Measuring Model Fit

Introduction

Here we explore various methods for assessing our model training, whether during or after.

Train vs. Valid vs. Test Metrics

Recall that train, valid and test splits differ in their involvement in training a model. Its important to know that often, training metrics will appear the most positive, validation metrics often the second, and testing metrics are often the lowest, assuming they are all not equal.

The reason why they differ has to do with the training process. Recall that the training data is used for training the model, the validation split is used to verify performance and/or optimize the tuning parameters, and the test split has no involvement in training. In theory, if training goes well, all 3 metrics should be the same (and good in the context of the metric, whether that means a high percentage of accuracy, high $R^2$, etc). In practice, this is rarely the case.

All The Metrics Are Poor

This is indicative of underfitting: your model isn’t able to pick up on the signal as intended. Ensuring you have a healthy train/valid/test ratio and overall size of samples is key. If you have hyper/tuning parameters, try fiddling with those first to see if you can get some intuition on what might help.
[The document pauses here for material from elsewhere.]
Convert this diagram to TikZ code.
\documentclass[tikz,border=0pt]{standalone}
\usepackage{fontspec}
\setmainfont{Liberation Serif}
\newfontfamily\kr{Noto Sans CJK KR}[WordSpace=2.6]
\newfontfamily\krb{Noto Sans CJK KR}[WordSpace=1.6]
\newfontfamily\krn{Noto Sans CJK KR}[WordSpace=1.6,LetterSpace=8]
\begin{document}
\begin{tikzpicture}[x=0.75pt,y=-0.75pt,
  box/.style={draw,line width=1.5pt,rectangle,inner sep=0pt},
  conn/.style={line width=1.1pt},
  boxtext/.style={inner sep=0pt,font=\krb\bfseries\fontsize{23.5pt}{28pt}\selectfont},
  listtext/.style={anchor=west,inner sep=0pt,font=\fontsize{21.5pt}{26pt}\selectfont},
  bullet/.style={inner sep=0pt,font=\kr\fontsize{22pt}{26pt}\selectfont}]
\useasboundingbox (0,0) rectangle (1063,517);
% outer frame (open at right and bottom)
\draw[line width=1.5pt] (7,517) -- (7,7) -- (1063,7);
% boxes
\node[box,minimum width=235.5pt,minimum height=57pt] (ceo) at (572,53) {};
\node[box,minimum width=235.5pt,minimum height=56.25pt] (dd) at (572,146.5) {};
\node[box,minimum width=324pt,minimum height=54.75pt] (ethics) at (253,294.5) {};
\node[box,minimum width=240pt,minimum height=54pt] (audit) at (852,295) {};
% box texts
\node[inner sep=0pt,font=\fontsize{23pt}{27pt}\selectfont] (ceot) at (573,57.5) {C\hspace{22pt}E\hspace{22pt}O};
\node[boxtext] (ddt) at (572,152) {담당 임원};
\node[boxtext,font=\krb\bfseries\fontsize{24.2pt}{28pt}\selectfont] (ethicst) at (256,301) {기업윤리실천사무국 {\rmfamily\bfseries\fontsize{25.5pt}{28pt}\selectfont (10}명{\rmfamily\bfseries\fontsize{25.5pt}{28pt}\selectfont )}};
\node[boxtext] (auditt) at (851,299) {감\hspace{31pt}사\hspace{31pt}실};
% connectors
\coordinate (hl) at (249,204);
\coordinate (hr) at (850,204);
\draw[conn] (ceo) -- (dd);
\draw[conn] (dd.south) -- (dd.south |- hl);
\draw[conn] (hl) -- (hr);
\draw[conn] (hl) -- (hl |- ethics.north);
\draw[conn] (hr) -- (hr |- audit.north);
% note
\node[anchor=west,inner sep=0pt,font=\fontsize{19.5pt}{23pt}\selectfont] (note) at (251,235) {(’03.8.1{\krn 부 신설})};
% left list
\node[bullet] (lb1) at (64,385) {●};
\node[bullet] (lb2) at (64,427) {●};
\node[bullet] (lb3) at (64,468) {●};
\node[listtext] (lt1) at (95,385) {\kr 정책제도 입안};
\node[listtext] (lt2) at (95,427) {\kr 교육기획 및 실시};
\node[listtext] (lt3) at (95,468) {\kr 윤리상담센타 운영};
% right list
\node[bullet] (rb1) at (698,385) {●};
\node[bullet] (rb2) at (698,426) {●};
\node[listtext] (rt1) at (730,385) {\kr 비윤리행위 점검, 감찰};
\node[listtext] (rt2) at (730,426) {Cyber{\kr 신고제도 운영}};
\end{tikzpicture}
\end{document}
Make sure you are measuring with the right metrics: for instance, using binary cross entropy when there is multi label output might lead to your model not even making more than 1 prediction like it should. Revisiting your model choice, if you think that maybe this model might not be the best for this particular problem. For instance, if you have incredibly noisy data, a flexible model can accommodate to make a complex model that would be able to pull the signal out of all the noise.

Good Training Metric, Poor Validation Metric

This is often indicative of overfitting. Recall from the Starter Guide page on the bias-variance tradeoff that overfitting occurs when our model is trained to match the training data very well, but generalizes poorly. Why this has occured depends on many things, but sometimes these things can cause it:

Not enough training samples
Not enough variety in training samples
Incredibly complex data with lots of noise
Trained for too long

Good Training Metric, Good Validation Metric, Poor Test Metric

This is also indicative of overfitting. Here are some things that might cause it:

Not enough variety in training/validation
Not enough data to generalize
Data was not shuffled well enough for the splits

Metrics

There are many metrics, or ways to measure, model fit. Some of the most well known include accuracy, mean squared error (MSE), mean, categorical cross entropy, or AUC (Area Under Curve). How you measure performance is contextual to your problem, and often times there are many ways that might apply.
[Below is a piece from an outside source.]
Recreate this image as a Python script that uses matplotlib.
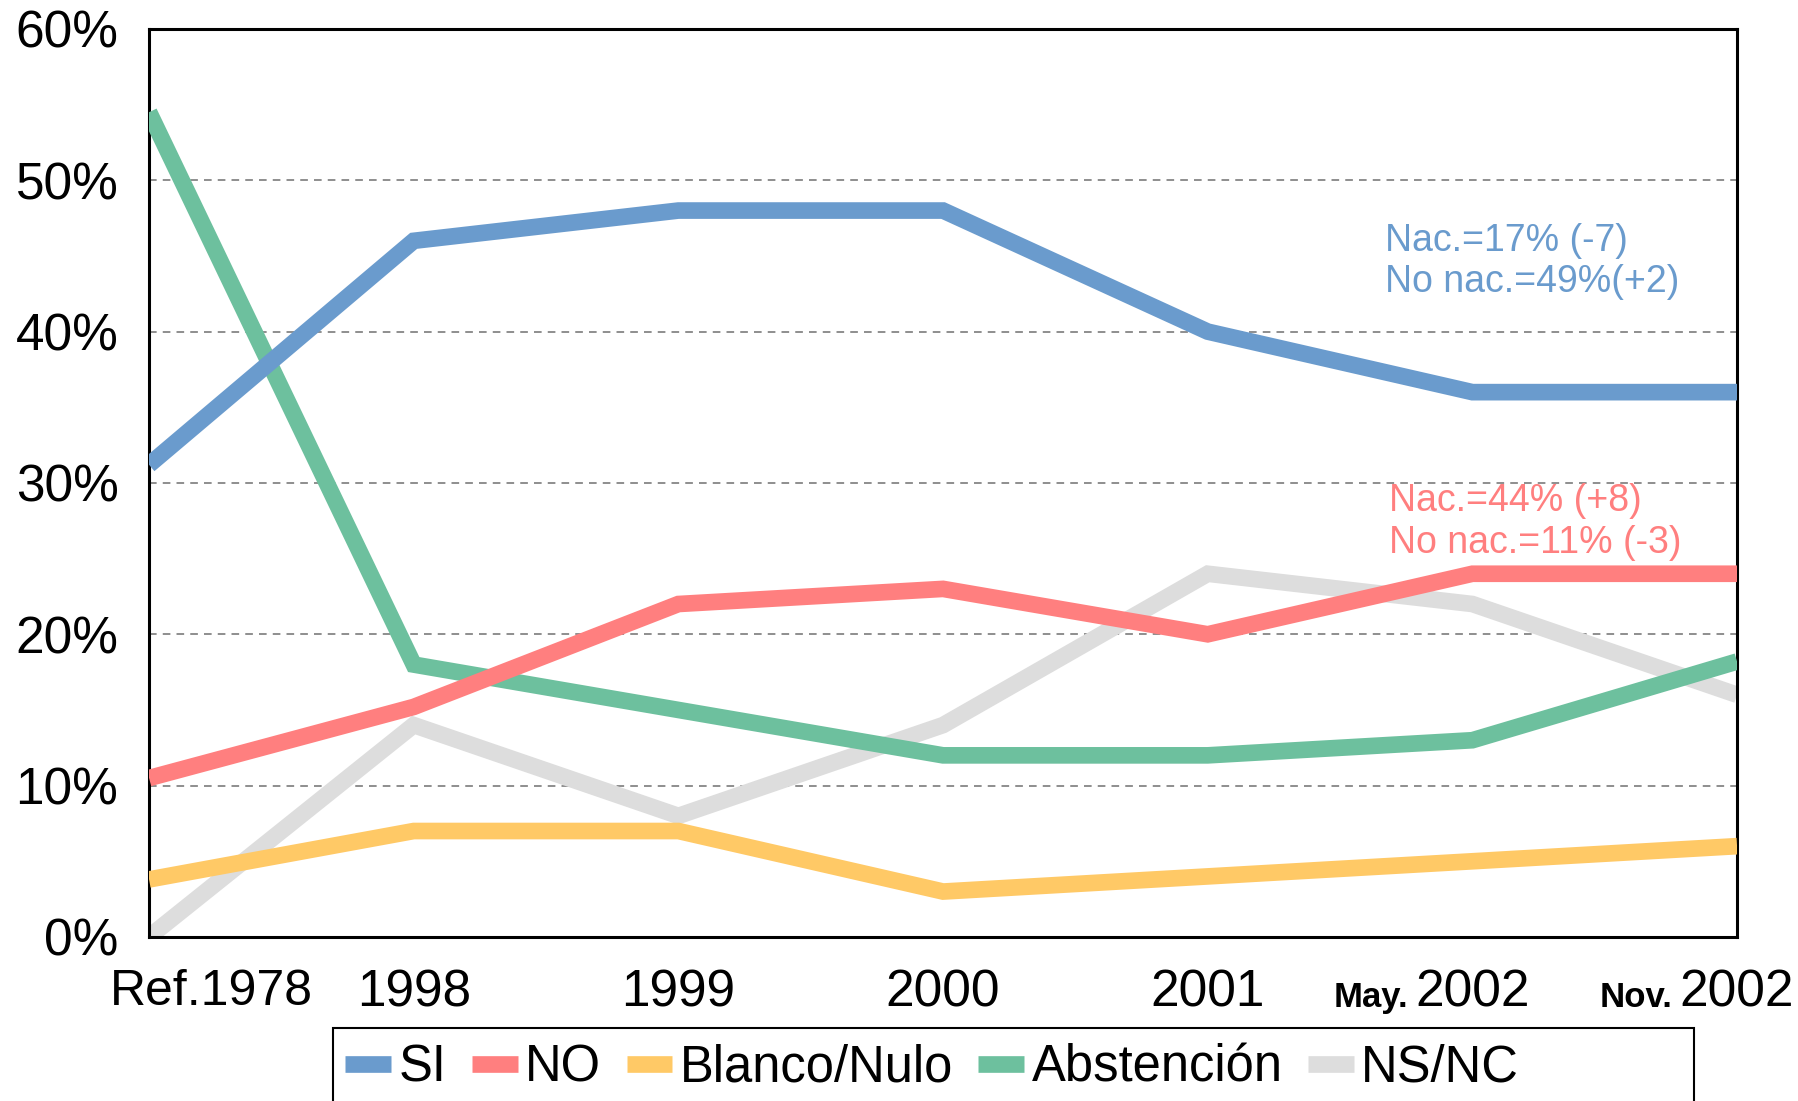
import numpy as np
import matplotlib
matplotlib.use("Agg")
import matplotlib.pyplot as plt
import matplotlib.transforms as mtransforms
from matplotlib.patches import Rectangle

plt.rcParams['font.family'] = ['Liberation Sans', 'DejaVu Sans']

# Data (percent)
periods = ["Ref.1978", "1998", "1999", "2000", "2001", "2002", "2002"]
period_prefix = ["", "", "", "", "", "May.", "Nov."]
si = [31.2, 46, 48, 48, 40, 36, 36]
no = [10.5, 15.2, 22, 23, 20, 24, 24]
blanco = [3.8, 7, 7, 3, 4, 5, 6]
abstencion = [54.5, 18, 15, 12, 12, 13, 18.2]
nsnc = [0, 14, 8, 14, 24, 22, 16]

series = ["SI", "NO", "Blanco/Nulo", "Abstención", "NS/NC"]
colors = ["#6A9BCD", "#FF7F7F", "#FFC966", "#6DC09E", "#DDDDDD"]
values = [si, no, blanco, abstencion, nsnc]
zorders = [5, 4, 3, 3.5, 2]

fig = plt.figure(figsize=(17.98, 11.01), dpi=100)
ax = fig.add_axes([0.0829, 0.1490, 0.9661 - 0.0829, 0.9737 - 0.1490])

x = np.arange(len(periods))
lines = []
for name, col, vals, z in zip(series, colors, values, zorders):
    ln, = ax.plot(x, vals, color=col, lw=12, label=name, zorder=z,
                  solid_joinstyle='miter', solid_capstyle='butt')
    lines.append(ln)

ax.set_xlim(0, len(periods) - 1)
ax.set_ylim(0, 60)
ax.set_yticks(np.arange(0, 61, 10))
ax.set_yticklabels([f"{v}%" for v in range(0, 61, 10)])
ax.set_xticks(x)
ax.set_xticklabels(periods)
ax.tick_params(axis='both', length=0, labelsize=37)
ax.tick_params(axis='x', pad=23)
ax.tick_params(axis='y', pad=22)

# shift the first label right like the original
lab0 = ax.get_xticklabels()[0]
lab0.set_fontsize(36)
lab0.set_transform(lab0.get_transform() + mtransforms.ScaledTranslation(62 / 100, 0, fig.dpi_scale_trans))

# bold prefixes for the 2002 surveys
fig.canvas.draw()
ticklabels = ax.get_xticklabels()
for i, pre in enumerate(period_prefix):
    if pre:
        ax.annotate(pre, xy=(0, 0), xycoords=ticklabels[i],
                    xytext=(-5, 8), textcoords='offset points',
                    ha='right', va='baseline', fontsize=25, fontweight='bold')

for yv in range(10, 60, 10):
    ax.axhline(yv, color='#707070', lw=1.1, ls=(0, (5, 4)), zorder=1)

for sp in ax.spines.values():
    sp.set_linewidth(2.2)
    sp.set_color('black')

# annotations
ax.text(4.67, 47.2, "Nac.=17% (-7)\nNo nac.=49%(+2)", color="#6A9BCD",
        fontsize=27, va='top', ha='left', linespacing=1.2)
ax.text(4.685, 30.0, "Nac.=44% (+8)\nNo nac.=11% (-3)", color="#FF7F7F",
        fontsize=27, va='top', ha='left', linespacing=1.2)

# legend box
fig.patches.append(Rectangle((333 / 1798, -0.02), (1694 - 333) / 1798, 0.0663 + 0.02,
                             transform=fig.transFigure, fill=False,
                             edgecolor='black', lw=1.5))
leg = fig.legend(handles=lines, loc='center left',
                 bbox_to_anchor=(310 / 1798, 1 - 1068 / 1101),
                 ncol=5, frameon=False, fontsize=36.5,
                 handlelength=0.9, handletextpad=0.15, columnspacing=0.5,
                 borderpad=0.2)

fig.savefig("out.png", dpi=100)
While you can certainly construct your own metrics, most data science toolkits have metrics already available as classes/methods. For instance, check out Pytorch’s list of metrics.
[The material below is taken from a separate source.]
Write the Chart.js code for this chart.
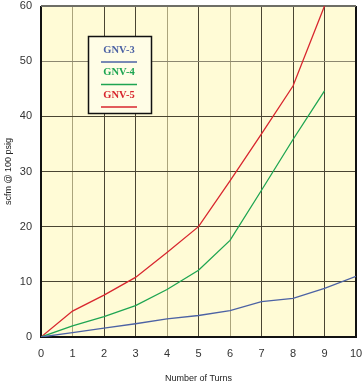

Metrics are often chosen in the context of the output. For instance, in classification, accuracy is an obvious choice: what percentage of images are classified correctly? Maybe we have multi-label output (that is, a given classification might have more than 1 label that applies to it), in which case we might use categorical cross entropy.

The names of metrics can vary between the various toolkits, so sometimes you will have to dig into the docs and read what metrics come with it, and what they do.